In the case of two dependent (matched) samples, the Wilcoxon signed-rank test is performed, where a paired difference test of repeated measurements on a single sample is executed to assess whether their population mean ranks differ (2,3).

3. Correlation tests

Correlation tests are used to evaluate the association between two or more variables (1).

3.1 Pearson correlation test

The Pearson correlation coefficient is a measure of linear correlation between two sets of data. It is essentially a normalized measurement of the covariance (a measure of common variability), such that the result always has a value between −1 and 1. As with covariance itself, the measure can only reflect a linear correlation of variables, and ignores many other types of relationships or correlations. (1,2)

3.2 Spearman's rank test

The Spearman's rank correlation coefficient is a non-parametric measure of rank correlation (statistical dependence between the rankings of two variables). It assesses how well the relationship between two variables can be described using a monotonic function. While Pearson's correlation assesses linear relationships, Spearman's correlation assesses monotonic relationships (whether linear or not). If there are no repeated data values, a perfect Spearman correlation of +1 or −1 occurs when each of the variables is a perfect monotonic function of the other. (1,2)
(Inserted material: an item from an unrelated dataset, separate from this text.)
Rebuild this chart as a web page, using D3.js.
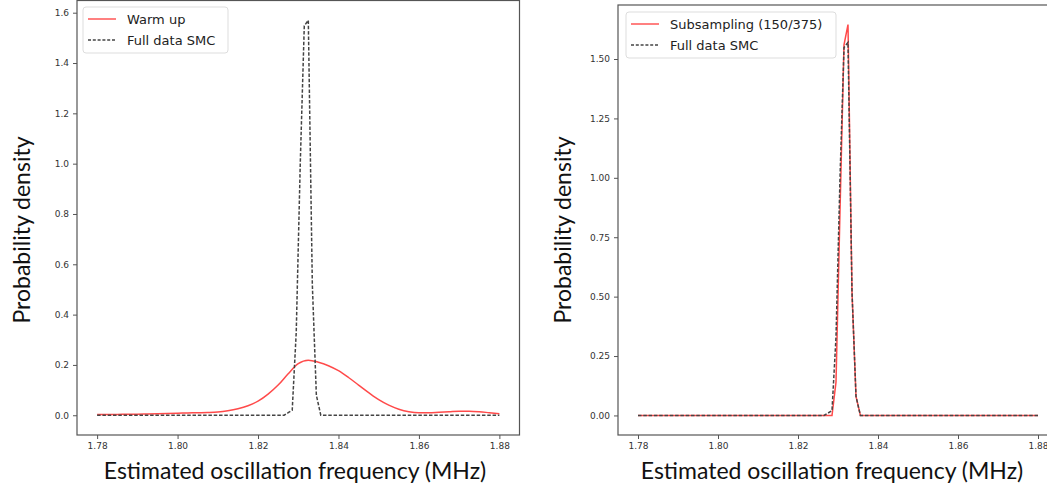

3.3 Kendall rank correlation test

Kendall rank correlation coefficient test (often called Kendall’s τ or tau) is a non-parametric test which measures the strength of the relationship between two variables, assuming the monotonicity of the relationship between variables. It is an alternative to Pearson’s correlation (parametric) when the data fails one or more assumptions of the test and an alternative to Spearman correlation (non-parametric) when the sample size is small and has many tied ranks (1,2).

4. Permutation test

Permutation tests are non-parametric hypothesis tests that, making use of the proof by contradiction, compute the sampling distribution for any test statistic, under the strong null hypothesis that a set of generic variants has absolutely no effect on the outcome, i.e. that all samples come from the same distribution. Thus, permutation tests are a form of resampling (1,2).

5. Equivalence tests

Equivalence tests (two one-sided tests [TOST]) are a variety of hypothesis tests used to draw statistical inferences from observed data. In equivalence tests, the null hypothesis is defined as an effect large enough to be deemed interesting. This is specified by an upper and lower equivalence bound based on the smallest effect size of interest (knowledge of the domain under study). The alternative hypothesis is any effect that is less extreme than said equivalence bounds. The observed data are statistically compared against the equivalence bounds, where subsequently the presence of effects large enough to be considered worthwhile can be rejected (1,2).

6. TOST (two one-sided t-tests)

In the TOST procedure an upper (ΔU) and lower (–ΔL) equivalence bound is specified based on the smallest effect size of interest (e.g. a positive or negative difference of d = 0.3). Two composite null hypotheses are tested: H01: Δ ≤ –ΔL and H02: Δ ≥ ΔU. When both these one-sided tests can be statistically rejected, we can conclude that –ΔL < Δ < ΔU, or that the observed effect falls within the equivalence bounds and is statistically smaller than any effect deemed worthwhile and considered practically equivalent (1,2).